In four of five first-half sudden-change situations, the Wolverines held Wisconsin’s physical power-running offense to field-goal attempts. Stopping the Badgers on the short field required focus and intensity.
And senior nose tackle Terrance Taylor carried that over to the rest of the team at halftime.
He went around the locker room motivating both offense and defense to play hard for 30 more minutes.
The details of Taylor’s speech weren’t important. It’s that he brought the team together. As well as the defense had played and as anemic as the offense had been, there was no divide in that locker room.
It wasn’t about changing schemes, it was sticking together in the face of adversity — the same way stuck together during workouts with strength and conditioning coach Mike Barwis.

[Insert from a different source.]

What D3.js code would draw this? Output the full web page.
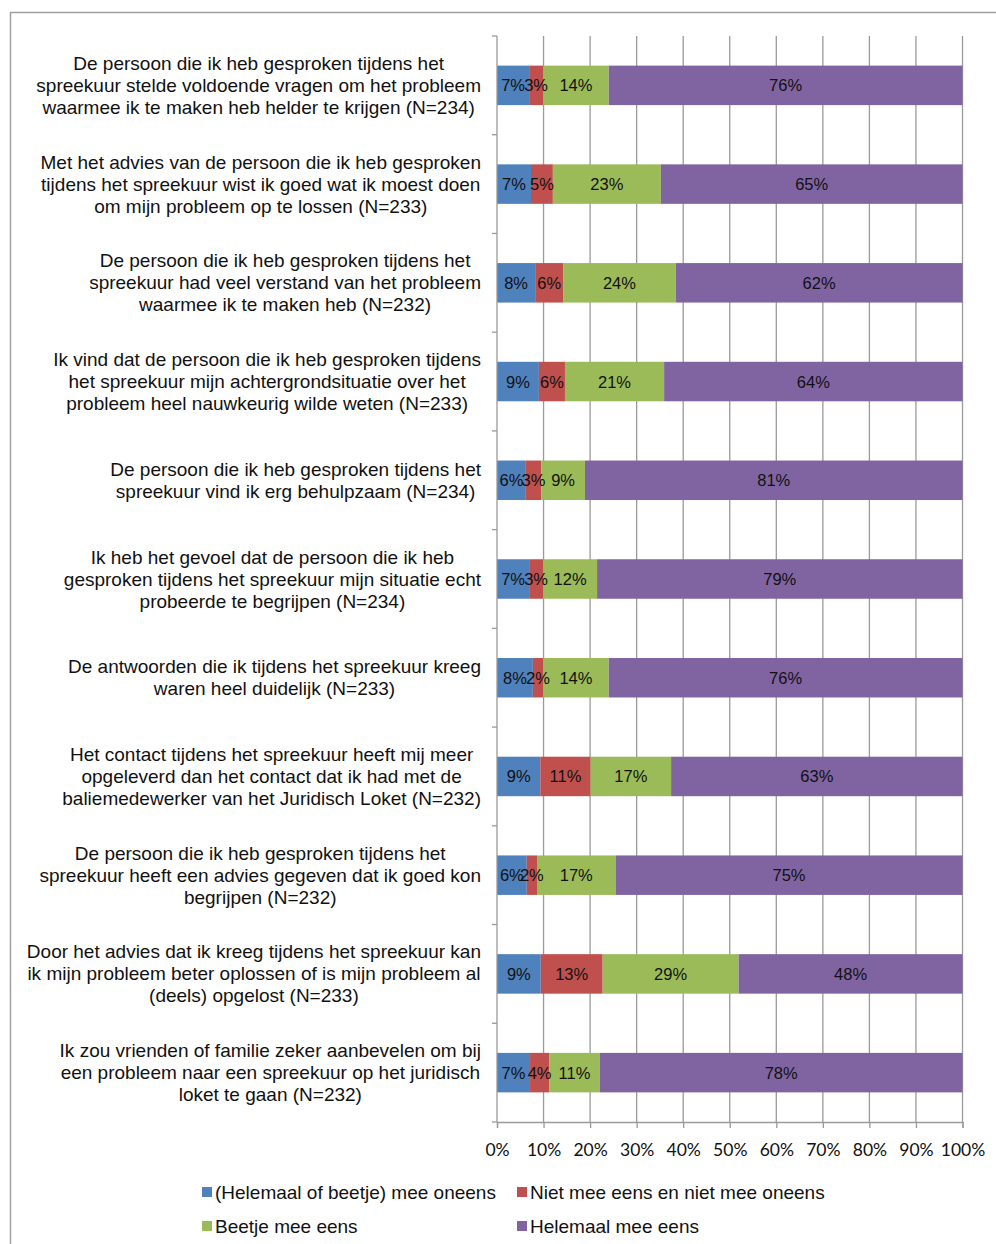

They trained together all summer, lifted together after games and spent long hours together in the weight room. After the game, most credited Barwis for infusing resilience into the team.
He talks about pushing his players’ bodies to places they have never been before. Players say they are in the best condition of their lives. But that’s just part of it.
His training creates a diehard mentality.
“In the time of battle, you don’t rise to the occasion. You resort to your level of training,” reads a sign in the Schembechler Hall weight room.
Junior wide receiver Greg Mathews recalled that phrase word-for-word outside the locker room after the game.
It goes back to training all summer, lifting after games and spending long hours together in the weight room.
“The way they worked in the summer, the way they worked during camp with conditioning, I think it showed,” Michigan coach Rich Rodriguez said. “It’s not just the shape. I think it’s also a mindset.”
The mantra after the game was that the team never gave up. Junior running back Brandon Minor says Barwis tells the players this all the time. In speech and through the workouts he puts the team through.
Down 19-0 at the half.
Coming back to beat a top-10 team with four second-half touchdowns.
The first half made one thing clear: this offense is not sound enough to compete without the desire it displayed in the second half.
And the second half made another thing clear: no matter how poorly Michigan plays on paper, if the desire and focus are there for the entire game, there’s no telling what the Wolverines can do.
And that mentality could overcome any challenges Michigan has this year.